The Day of the Triffids has been filmed twice: as a feature film in 1962, and as a TV series by the BBC in 1981. I have seen neither in its entirety, only a few minutes of the latter on television. Fans of classic Doctor Who should appreciate its low-budget effects (and also that one of the principal characters was played by Maurice Colbourne, who played the mercenary Lytton in the stories "Resurrection of the Daleks" and "Revenge of the Cybermen"). Like The War of the Worlds, this story is worthy of a big-budget remake Real Soon Now.
British horror author Simon Clark wrote a sequel to Day of the Triffids in 2000, titled Night of the Triffids. Like its predecessor, it is a well-written, engaging story. Bill Masen's son David wakes up one morning in complete darkness.

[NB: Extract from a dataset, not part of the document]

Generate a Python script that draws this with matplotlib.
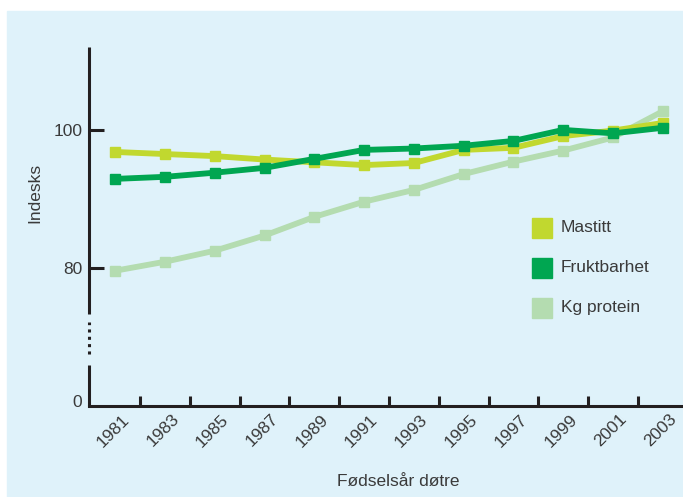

Only this time it isn't blindness, but a strange cloud that completely obscures the sun. However, Clark completely ditches Wyndham's prophetic insights for an escapist, Mad-Max-like adventure story. And as much as I was hoping that the book's garish cover art, a gigantic rampaging triffid clutching a man in its tentacles, had nothing to do with the story . . . well, you don't always get what you hope for.